Where did the Glenlivet 12 go? - David Werdiger

Where did the Glenlivet 12 go?

By 12 February, 2016Personal Blog

Have you single malt whisky lovers been wondering what has happened to the market recently? You may have noticed the emergence of new products from Glenlivet and other well-known distilleries. While in the past, whiskies bore a large number on the front, these new products are all ‘no age statement’ (NAS), with pontzy-sounding names like ‘Founders Reserve’ and using other flowery terms to indicate their pedigree rather than the number of years they have matured.

What is really going on here?

It all comes down to the business of making whisky, and in particular to a very important aspect of any business – capacity planning. Here are a few examples to explain.

My businesses are all technology-based. They deliver services to our customers using a stack of servers in a data centre using software developed by a stack of programmers in my office. If my customers need more capacity, we just buy or lease more server capacity, and/or more staff. That means we are in a position to ramp up our capacity in days or weeks. This is certainly one of the attractions of the technology business.

When it comes to manufacturing businesses – companies that make actual, physical, things – it gets more complicated. Whether you are making cars, computers, furniture, or toothpaste, it’s all the same. They have to source any raw ingredients, make sure they have enough equipment and staff to turn them into their finished product, and then distribute that product to retailers and eventually to paying customers. The products may take months to develop as well. So the capacity planning cycle can be a matter or months or perhaps years.

Why is this important? Because companies that make ‘things’ always have to estimate how much ‘things’ to make.
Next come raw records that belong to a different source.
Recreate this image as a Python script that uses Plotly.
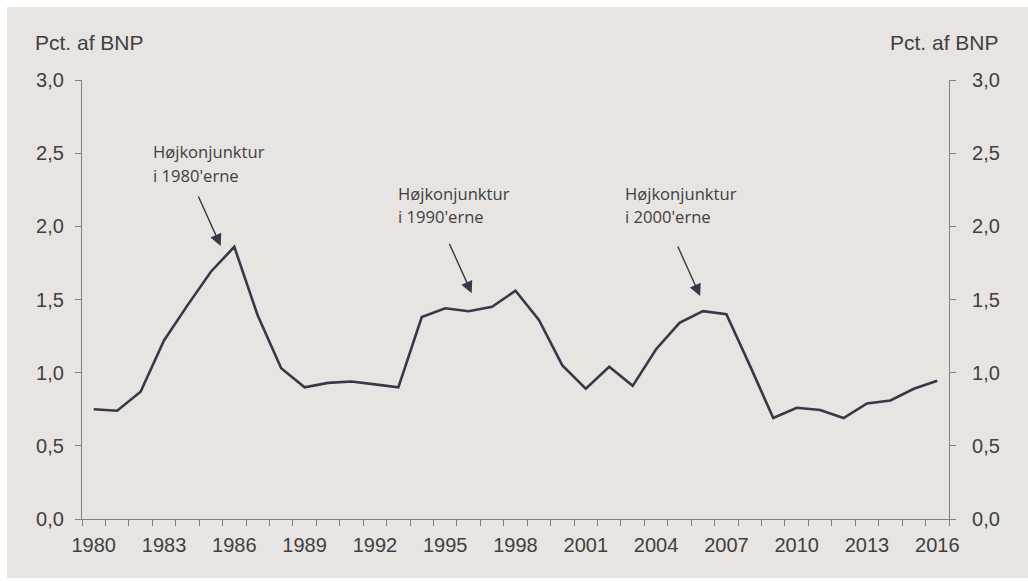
import plotly.graph_objects as go

years = list(range(1980, 2017))
share_of_gdp = [
    0.75, 0.74, 0.87, 1.22, 1.46, 1.69, 1.86, 1.39, 1.03, 0.90,
    0.93, 0.94, 0.92, 0.90, 1.38, 1.44, 1.42, 1.45, 1.56, 1.36,
    1.05, 0.89, 1.04, 0.91, 1.16, 1.34, 1.42, 1.40, 1.05, 0.69,
    0.76, 0.745, 0.69, 0.79, 0.81, 0.89, 0.945,
]
year_labels = [str(y) for y in range(1980, 2017, 3)]
axis_title = "Pct. af BNP"
# (line 1, line 2, text x, text y, arrow tip x, arrow tip y)
notes = [
    ("Højkonjunktur", "i 1980'erne", 1982.43, 2.43, 1985.42, 1.866),
    ("Højkonjunktur", "i 1990'erne", 1992.90, 2.146, 1996.13, 1.543),
    ("Højkonjunktur", "i 2000'erne", 2002.59, 2.146, 2005.88, 1.524),
]

BG = "#e8e4e1"
LINE = "#363a48"
AXIS = "#808080"
TXT = "#404040"

fig = go.Figure()
fig.add_trace(go.Scatter(x=years, y=share_of_gdp, mode="lines",
                         line=dict(color=LINE, width=2.6), yaxis="y",
                         showlegend=False))
fig.add_trace(go.Scatter(x=years, y=share_of_gdp, mode="lines",
                         line=dict(color="rgba(0,0,0,0)", width=0), yaxis="y2",
                         showlegend=False, hoverinfo="skip"))

tickfont = dict(family="Liberation Sans, Arial", size=20, color=TXT)

fig.update_layout(
    width=1028, height=581,
    margin=dict(l=82, r=79, t=80, b=62),
    paper_bgcolor="white",
    plot_bgcolor=BG,
    separators=",.",
    xaxis=dict(
        range=[1979.5, 2016.5],
        tickmode="array",
        tickvals=[int(s) for s in year_labels],
        ticktext=year_labels,
        ticks="",
        ticklabelstandoff=8,
        tickfont=tickfont,
        showline=True, linecolor=AXIS, linewidth=1.2,
        showgrid=False, zeroline=False,
        minor=dict(tick0=1979.5, dtick=1, ticks="outside", ticklen=6,
                   tickcolor=AXIS, tickwidth=1.2, showgrid=False),
    ),
    yaxis=dict(
        range=[0, 3], dtick=0.5, tick0=0, tickformat=".1f",
        ticks="outside", ticklen=6, tickcolor=AXIS, tickwidth=1.2,
        ticklabelstandoff=7,
        showline=True, linecolor=AXIS, linewidth=1.2,
        showgrid=False, zeroline=False, tickfont=tickfont,
    ),
    yaxis2=dict(
        range=[0, 3], dtick=0.5, tick0=0, tickformat=".1f",
        overlaying="y", side="right",
        ticks="outside", ticklen=6, tickcolor=AXIS, tickwidth=1.2,
        ticklabelstandoff=12,
        showline=True, linecolor=AXIS, linewidth=1.2,
        showgrid=False, zeroline=False, tickfont=tickfont,
    ),
    shapes=[dict(type="rect", xref="paper", yref="paper", layer="below",
                 x0=(7 - 82) / 867, x1=(1028 - 82) / 867,
                 y0=(519 - 578) / 439, y1=(519 - 7) / 439,
                 fillcolor=BG, line=dict(width=0))],
)

ann = [
    dict(text=axis_title, xref="paper", yref="paper", x=(33 - 82) / 867, y=(519 - 42) / 439,
         xanchor="left", yanchor="middle", showarrow=False,
         font=dict(family="Liberation Sans, Arial", size=21, color=TXT)),
    dict(text=axis_title, xref="paper", yref="paper", x=(1001 - 82) / 867, y=(519 - 42) / 439,
         xanchor="right", yanchor="middle", showarrow=False,
         font=dict(family="Liberation Sans, Arial", size=21, color=TXT)),
]
note_font = dict(family="Open Sans", size=16.6, color=TXT)
for line1, line2, tx, ty, hx, hy in notes:
    ann.append(dict(text=line1, x=tx, y=ty, xref="x", yref="y", xanchor="left",
                    yanchor="middle", showarrow=False, yshift=11.7, font=note_font))
    ann.append(dict(text=line2, x=tx, y=ty, xref="x", yref="y", xanchor="left",
                    yanchor="middle", showarrow=False, yshift=-11.7, font=note_font))
    ann.append(dict(text="", x=hx, y=hy, xref="x", yref="y", ax=-23, ay=-51,
                    showarrow=True, arrowhead=2, arrowsize=1.7, arrowwidth=1.4,
                    arrowcolor=LINE, standoff=0))
fig.update_layout(annotations=ann)

fig.write_html("out.html")
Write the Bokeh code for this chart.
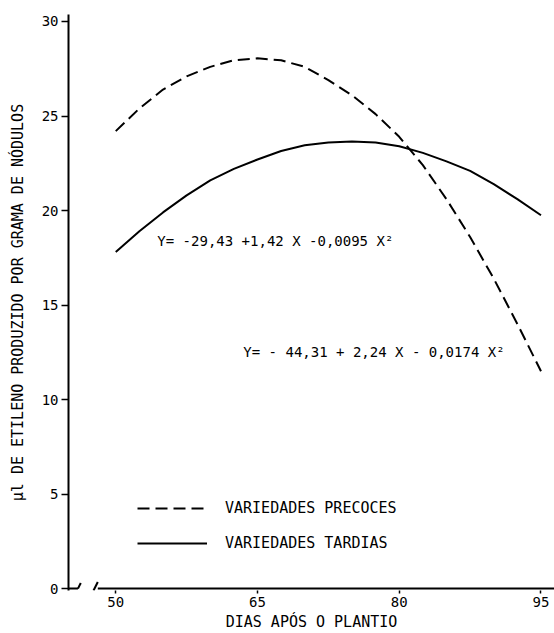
from bokeh.plotting import figure
from bokeh.models import Label, Legend, LegendItem, FixedTicker, Range1d
from bokeh.embed import file_html
from bokeh.resources import INLINE

# ---- data ----
dias = [50, 52.5, 55, 57.5, 60, 62.5, 65, 67.5, 70, 72.5, 75, 77.5, 80, 82.5, 85, 87.5, 90, 92.5, 95]
precoces = [24.2, 25.4, 26.4, 27.1, 27.6, 27.95, 28.05, 27.95, 27.6, 26.9, 26.1, 25.1, 23.9, 22.4, 20.6, 18.6, 16.4, 14.0, 11.5]
tardias = [17.8, 18.9, 19.9, 20.8, 21.6, 22.2, 22.7, 23.15, 23.45, 23.6, 23.65, 23.6, 23.4, 23.05, 22.6, 22.1, 21.4, 20.6, 19.75]
x_ticks = [50, 65, 80, 95]
y_ticks = [0, 5, 10, 15, 20, 25, 30]
eq_precoces = "Y= - 44,31 + 2,24 X - 0,0174 X²"
eq_tardias = "Y= -29,43 +1,42 X -0,0095 X²"
legend_labels = ["VARIEDADES PRECOCES", "VARIEDADES TARDIAS"]
x_title = "DIAS APÓS O PLANTIO"
y_title = "µl DE ETILENO PRODUZIDO POR GRAMA DE NÓDULOS"

FONT = "DejaVu Sans Mono"

p = figure(width=554, height=633,
           x_range=Range1d(45, 96.43), y_range=Range1d(-0.1, 30.37),
           output_backend="svg", toolbar_location=None,
           min_border_left=68, min_border_right=0,
           min_border_top=14, min_border_bottom=40)
p.outline_line_color = None
p.grid.visible = False
p.background_fill_color = "white"
p.border_fill_color = "white"

# axes
p.xaxis.ticker = FixedTicker(ticks=x_ticks)
p.yaxis.ticker = FixedTicker(ticks=y_ticks)
for ax in (p.xaxis, p.yaxis):
    ax.minor_tick_line_color = None
    ax.major_tick_in = 0
    ax.major_tick_line_color = "black"
    ax.major_tick_line_width = 1.5
    ax.major_label_text_font = FONT
    ax.major_label_text_font_size = "14px"
    ax.major_label_text_color = "black"
    ax.axis_label_text_font = FONT
    ax.axis_label_text_font_size = "15px"
    ax.axis_label_text_font_style = "normal"
    ax.axis_label_text_color = "black"
p.xaxis.axis_line_color = None
p.xaxis.major_tick_out = 3
p.xaxis.major_label_standoff = 3
p.xaxis.axis_label = x_title
p.xaxis.axis_label_standoff = 3
p.yaxis.axis_line_color = "black"
p.yaxis.axis_line_width = 2
p.yaxis.major_tick_out = 7
p.yaxis.major_label_standoff = 3
p.yaxis.axis_label = y_title
p.yaxis.axis_label_standoff = 12

# x axis line with break marks
p.segment(x0=[45, 46.0, 47.65, 48.1], y0=[0, 0, -0.1, 0],
          x1=[46.0, 46.3, 48.1, 96.43], y1=[0, 0.3, 0.35, 0],
          line_color="black", line_width=2)

# curves
r1 = p.line(dias, precoces, line_color="black", line_width=2, line_dash="12 6")
r2 = p.line(dias, tardias, line_color="black", line_width=2)

# equations
p.add_layout(Label(x=54.4, y=18.37, text=eq_tardias, text_baseline="middle",
                   text_font=FONT, text_font_size="14px", text_color="black"))
p.add_layout(Label(x=63.5, y=12.5, text=eq_precoces, text_baseline="middle",
                   text_font=FONT, text_font_size="14px", text_color="black"))

legend = Legend(items=[LegendItem(label=legend_labels[0], renderers=[r1]),
                       LegendItem(label=legend_labels[1], renderers=[r2])],
                location=(69, 37), glyph_width=70, glyph_height=20,
                label_standoff=18, spacing=15, padding=0, margin=0,
                border_line_color=None, background_fill_alpha=0,
                label_text_font=FONT, label_text_font_size="15px",
                label_text_color="black")
p.add_layout(legend)

open("out.html", "w").write(file_html(p, INLINE))
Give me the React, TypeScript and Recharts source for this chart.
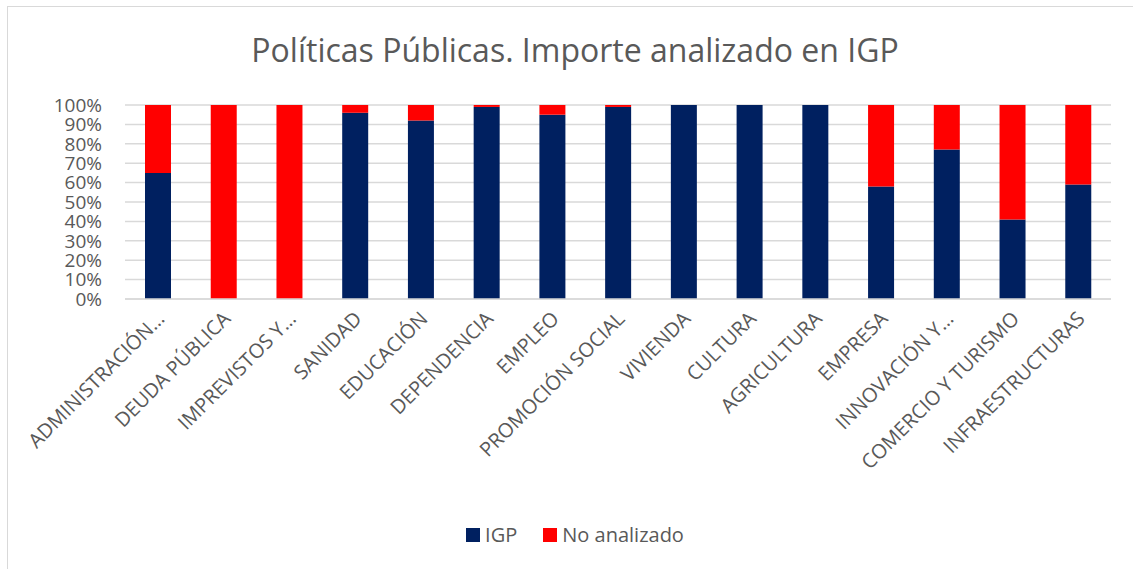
import React from "react";
import { BarChart, Bar, XAxis, YAxis, CartesianGrid, Legend } from "recharts";

const categories = [
  "ADMINISTRACIÓN…",
  "DEUDA PÚBLICA",
  "IMPREVISTOS Y…",
  "SANIDAD",
  "EDUCACIÓN",
  "DEPENDENCIA",
  "EMPLEO",
  "PROMOCIÓN SOCIAL",
  "VIVIENDA",
  "CULTURA",
  "AGRICULTURA",
  "EMPRESA",
  "INNOVACIÓN Y…",
  "COMERCIO Y TURISMO",
  "INFRAESTRUCTURAS",
];
const igp = [65, 0, 0, 96, 92, 99, 95, 99, 100, 100, 100, 58, 77, 41, 59];
const noAnalizado = [35, 100, 100, 4, 8, 1, 5, 1, 0, 0, 0, 42, 23, 59, 41];
const yTicks = [0, 10, 20, 30, 40, 50, 60, 70, 80, 90, 100];

const data = categories.map((c, i) => ({ name: c, igp: igp[i], no: noAnalizado[i] }));

const FONT = "'Open Sans', sans-serif";
const GRAY = "#595959";

const XTick = (props: any) => {
  const { x, y, payload } = props;
  return (
    <g transform={`translate(${x + 8},${y + 13})`}>
      <text
        x={0}
        y={0}
        textAnchor="end"
        transform="rotate(-45)"
        fill={GRAY}
        fontSize={20}
        fontFamily={FONT}
      >
        {payload.value}
      </text>
    </g>
  );
};

const LegendContent = () => (
  <div style={{ display: "flex", justifyContent: "center", gap: 26, fontFamily: FONT, fontSize: 20, color: GRAY }}>
    {[
      { label: "IGP", color: "#002060" },
      { label: "No analizado", color: "#FF0000" },
    ].map((it) => (
      <div key={it.label} style={{ display: "flex", alignItems: "center", gap: 5 }}>
        <span style={{ display: "inline-block", width: 14, height: 14, background: it.color }} />
        <span>{it.label}</span>
      </div>
    ))}
  </div>
);

export default function App() {
  return (
    <div style={{ position: "absolute", left: 0, top: 0, width: 1133, height: 569, background: "#fff", overflow: "hidden" }}>
      <div
        style={{
          position: "absolute",
          left: 7,
          top: 6,
          width: 1140,
          height: 580,
          border: "1.5px solid #d9d9d9",
          boxSizing: "border-box",
        }}
      />
      <div
        style={{
          position: "absolute",
          left: 0,
          top: 28,
          width: 1150,
          textAlign: "center",
          fontFamily: FONT,
          fontSize: 32,
          color: GRAY,
        }}
      >
        Políticas Públicas. Importe analizado en IGP
      </div>
      <div style={{ position: "absolute", left: 0, top: 0 }}>
        <BarChart
          width={1133}
          height={569}
          data={data}
          margin={{ top: 105, right: 22, bottom: 0, left: 0 }}
          barSize={26}
        >
          <CartesianGrid vertical={false} stroke="#d9d9d9" strokeWidth={1.5} />
          <XAxis
            dataKey="name"
            interval={0}
            height={270}
            tick={<XTick />}
            tickLine={false}
            axisLine={{ stroke: "#d9d9d9", strokeWidth: 1.5 }}
          />
          <YAxis
            width={125}
            domain={[0, 100]}
            ticks={yTicks}
            interval={0}
            tickFormatter={(v: number) => `${v}%`}
            tickLine={false}
            axisLine={false}
            tickSize={0}
            tickMargin={23}
            tick={{ fill: GRAY, fontSize: 19, fontFamily: FONT }}
          />
          <Legend
            layout="horizontal"
            verticalAlign="middle"
            align="center"
            wrapperStyle={{ top: 521, left: 0, width: 1150 }}
            content={<LegendContent />}
          />
          <Bar dataKey="igp" stackId="a" fill="#002060" isAnimationActive={false} />
          <Bar dataKey="no" stackId="a" fill="#FF0000" isAnimationActive={false} />
        </BarChart>
      </div>
    </div>
  );
}
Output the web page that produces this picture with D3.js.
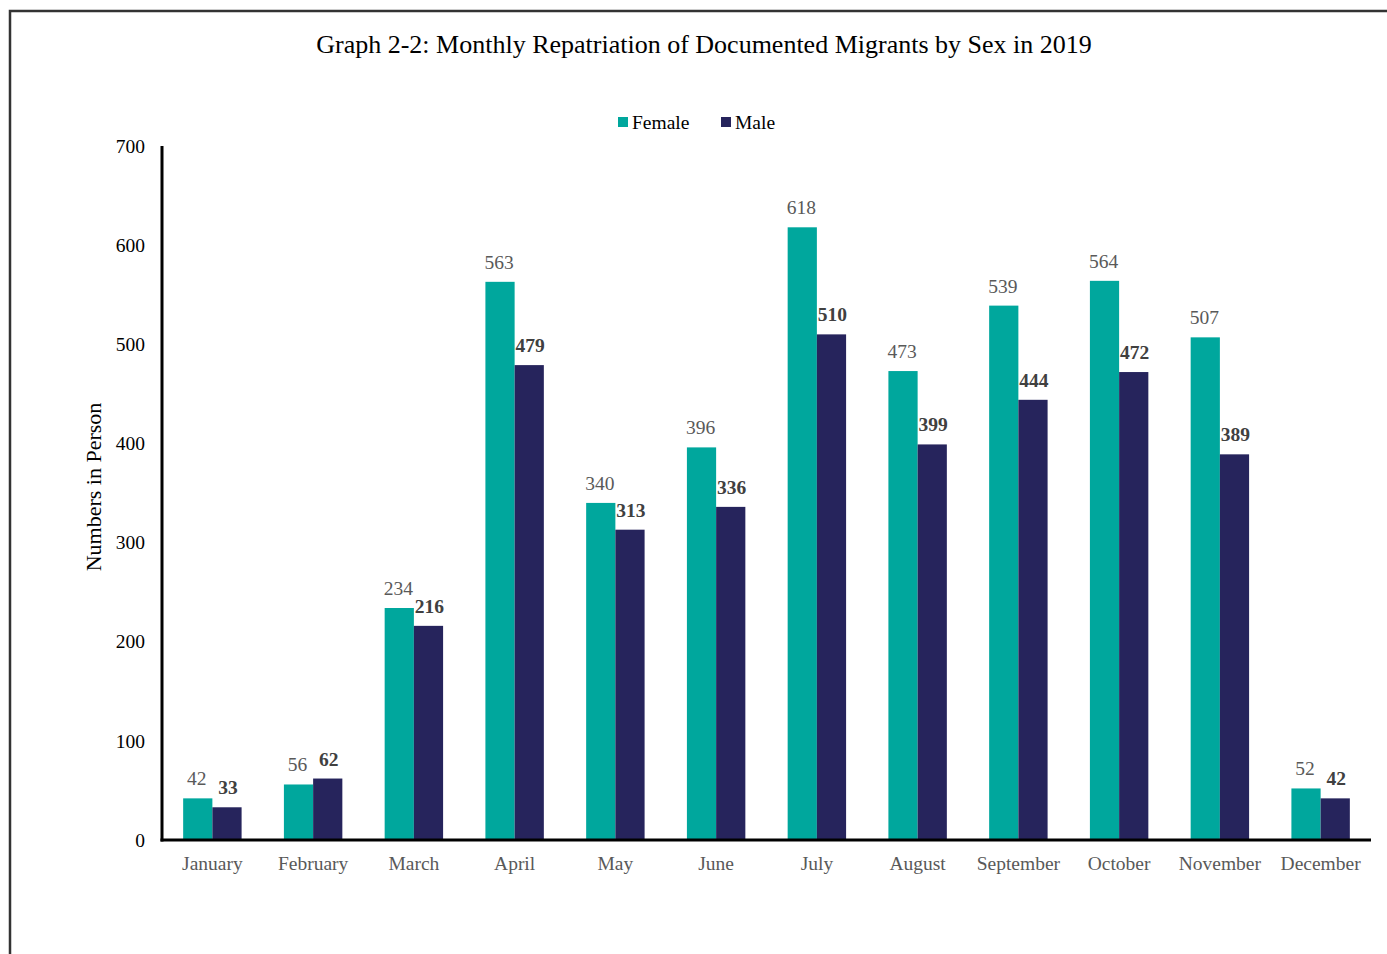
<!DOCTYPE html>
<html><head><meta charset="utf-8">
<script src="https://cdn.jsdelivr.net/npm/d3@7"></script>
<style>body{margin:0;background:#fff}svg{display:block}text{font-family:"Liberation Serif","Times New Roman",serif}</style>
</head><body>
<svg id="c" width="1387" height="954"></svg>
<script>
const months = ["January","February","March","April","May","June","July","August","September","October","November","December"];
const female = [42,56,234,563,340,396,618,473,539,564,507,52];
const male = [33,62,216,479,313,336,510,399,444,472,389,42];
const yTicks = [0,100,200,300,400,500,600,700];
const seriesNames = ["Female","Male"];
const colors = ["#00A79D","#26245C"];

const svg = d3.select("#c");
// frame
svg.append("rect").attr("x",10).attr("y",11).attr("width",1400).attr("height",1000)
  .attr("fill","none").attr("stroke","#333").attr("stroke-width",2.5);

const m = {left:162, right:1371, top:146, bottom:840};
const x = d3.scaleBand().domain(months).range([m.left, m.right]).paddingInner(0.42).paddingOuter(0.21);
const sub = d3.scaleBand().domain(seriesNames).range([0, x.bandwidth()]);
const y = d3.scaleLinear().domain([0,700]).range([m.bottom, m.top]);

svg.append("text").attr("x",704).attr("y",53).attr("text-anchor","middle")
  .attr("font-size",26).attr("fill","#000").text("Graph 2-2: Monthly Repatriation of Documented Migrants by Sex in 2019");

// legend
const leg = [{n:"Female",x:618},{n:"Male",x:721}];
leg.forEach((l,i)=>{
  svg.append("rect").attr("x",l.x).attr("y",117).attr("width",10).attr("height",10).attr("fill",colors[i]);
  svg.append("text").attr("x",l.x+14).attr("y",129).attr("font-size",19.5).attr("fill","#000").text(l.n);
});

// bars
const data = months.map((mo,i)=>({mo, vals:[female[i],male[i]]}));
const g = svg.append("g");
data.forEach(d=>{
  d.vals.forEach((v,j)=>{
    g.append("rect").attr("x",x(d.mo)+sub(seriesNames[j])).attr("y",y(v))
      .attr("width",sub.bandwidth()).attr("height",y(0)-y(v)).attr("fill",colors[j]);
    g.append("text").attr("x",x(d.mo)+sub(seriesNames[j])+sub.bandwidth()/2 + (j===0?-1:1))
      .attr("y",y(v)-13).attr("text-anchor","middle").attr("font-size",19.5)
      .attr("font-weight",j===1?"bold":"normal").attr("fill",j===1?"#404040":"#595959").text(v);
  });
});

// axes
const ya = svg.append("g").attr("transform",`translate(${m.left},0)`)
  .call(d3.axisLeft(y).tickValues(yTicks).tickSize(0).tickPadding(17));
ya.select(".domain").attr("stroke","#000").attr("stroke-width",3).attr("d",`M0,${m.top}V${m.bottom+1.5}`);
ya.selectAll("text").attr("font-size",19.5).attr("fill","#000").attr("font-family","Liberation Serif");

const xa = svg.append("g").attr("transform",`translate(0,${m.bottom})`)
  .call(d3.axisBottom(x).tickSize(0).tickPadding(16));
xa.select(".domain").attr("stroke","#000").attr("stroke-width",3).attr("d",`M${m.left-1.5},0H${m.right}`);
xa.selectAll("text").attr("font-size",19.5).attr("fill","#595959").attr("font-family","Liberation Serif");

svg.append("text").attr("transform","translate(101,487) rotate(-90)").attr("text-anchor","middle")
  .attr("font-size",22).attr("fill","#000").text("Numbers in Person");
</script>
</body></html>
They need to form a view that, for example, the next model of iPhone will sell, say, X million units over the first Y months after launch, and therefore they need to make enough to meet the customer demand. Make too many and they might sit on the shelf. Make too few and customers will not be able to buy them and may go elsewhere. Dell Computers took an entirely different approach, and only built a computer when they had an order. They still needed to have enough parts and capacity, but they didn’t end up with computers sitting in boxes in stores and warehouses as they became more and more obsolete. The downside is that you couldn’t go into a store and buy one. Bottom line is that capacity planning is a challenge for all business, in different ways.

Now, think about whisky. The Glenlivet 12 you enjoyed yesterday has been sitting in a barrel for – you guessed it – 12 years, and therefore the manufacturing process started in or around 2004. Some time before this, key people at the distillery would have made some decisions about how much to make. With some artistic licence and way too much stereotyping, I can imagine the scene around the board room table:

Angus MacDougal (CFO): What are your projections for global demand in 2016?
Campbell Ferguson (Analyst): I’d say we should make 50,000 barrels of ’12’.
Duncan Boyd (Production Manager): Acchh, you must be mad. That means nearly 10% annual growth!
Ferguson: I stand by my predictions – single malt will be huge in the next decade, and new export markets are opening up all the time.
MacDougal: Let’s not be overly optimistic; flooding the market isn’t good for our brand either.
Boyd: (just grins)

Well, guess what? Ferguson was right. Single malt sales are going through the roof, and supplies of Glenlivet 12 just cannot keep up. Worse of all, it takes another 12 years to make more of the stuff. They can’t just call the factory in China to conjure up some more!

So what to do? Well, they would likely have been monitoring demand and knew this day was coming, but not early enough to completely fix the problem. Hence the development of NAS whiskies like Founders Reserve, which is being positioned as the new staple with a price point to replace ’12’. Sadly, it falls very short of the mark. Master Distiller’s Edition is slightly dearer, and is an excellent drop and remarkably smooth, but very limited in supply.

Macallan have been doing the NAS thing for a while now, with their new staple Select Oak, using names and colours rather than years to distinguish their products.

This looks to be the new reality for single malt drinkers. Snobs who won’t indulges in anything ‘under age’ will either need to fork out more money for their old favourites, or learn to look beyond the big number on the front of the bottle as a measure of quality.

The whisky world itself is adapting in other ways to the capacity planning challenge that has for hundreds of years been an essential part of their industry. New techniques are being developed – multiple casks, additional distillations – that are able to produce smoother and better whiskies in a fraction of the time. Forget the stereotypes of the rolling hills of Scotland and distilleries with traditions going back generations. Excellent whisky is being produced in other parts of the world, like Japan, India, and Tasmania. Perhaps the last place in the world that you might expect could produce world class whisky – suburban Essendon in Melbourne, Australia – has created a white whisky that is aged for just 3 years. The appropriately named New World Projects Project X is like nothing you’ve seen or tasted before and well worth trying.

One thing is for sure – these are not the whiskies your grandfather drank!